El Papa Santo Juan Pablo II

Autor: Josefa Romo Garlito

 

 

Al comenzar 2006, nos viene, de nuevo, el recuerdo de Juan Pablo II, que, en 2005, pasó a la Historia como el mayor Papa de los siglos, después de San Pedro. “Venido de un país lejano”, desconocido para la mayoría, la Providencia lo había elegido para una misión histórica y humana importantísima. Su figura fue creciendo más allá del sentir de los católicos y de los cristianos en general, hasta penetrar en gente de otro credo, e incluso en agnósticos y ateos.
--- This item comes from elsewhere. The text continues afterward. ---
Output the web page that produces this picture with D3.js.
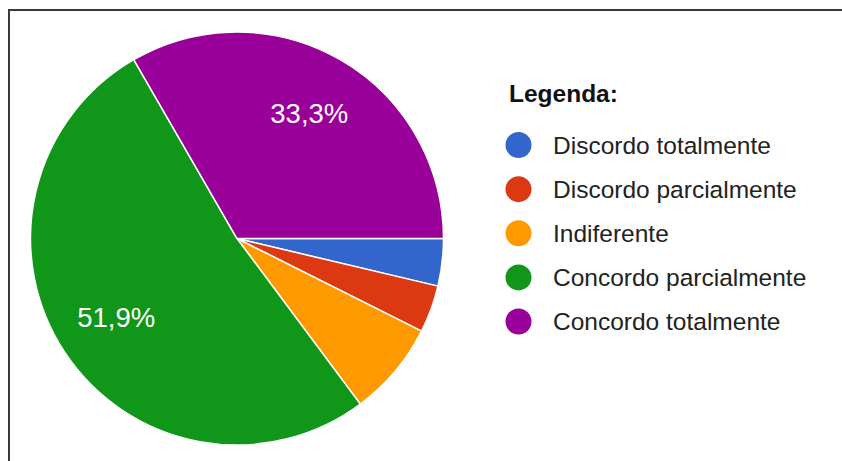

Todos supieron reconocer su extraordinaria contribución a la paz, para la que empleó a fondo su imaginación y esfuerzos.

Juan Pablo II fue un Papa santo, aclamado así por los fieles en seguida tras su muerte (“Santo súbito”, “santo ya”). No tardaremos en verle en los altares: Benedicto XVI ha escuchado la voz del pueblo. Fue el Papa de los jóvenes, con los que sintonizó como profesor universitario desde los primeros años de su sacerdocio. Conoció, en su propia tierra, la barbarie nazi y la opresión comunista, que no consideraban el derecho a la vida y a la libertad de la persona. En aquel ambiente, nació y creció su vocación sacerdotal, que se le reveló, ante el ejemplo de generosidad de los presbíteros, como un medio eficaz de ayuda a los hombres. Los que defienden la vida de todos, estiman su ent rega sin reservas a la tarea de potenciar la sensibilidad en favor de la dignidad humana, para lo que escribió la Encíclica “Evangelium Vitae”.

Sabía que el miedo paraliza el espíritu y la voluntad. Él nunca lo tuvo, y, desde el principio de su sacerdocio, como después del atentado que pudo costarle la vida, no paró de gritarnos a todos: “No tengáis miedo; abrid de par en par las puertas a Cristo”. Bien sabía él, lo que decía: las suyas siempre las tuvo abiertas, hasta que el Señor, de par en par, le abrió las del Cielo.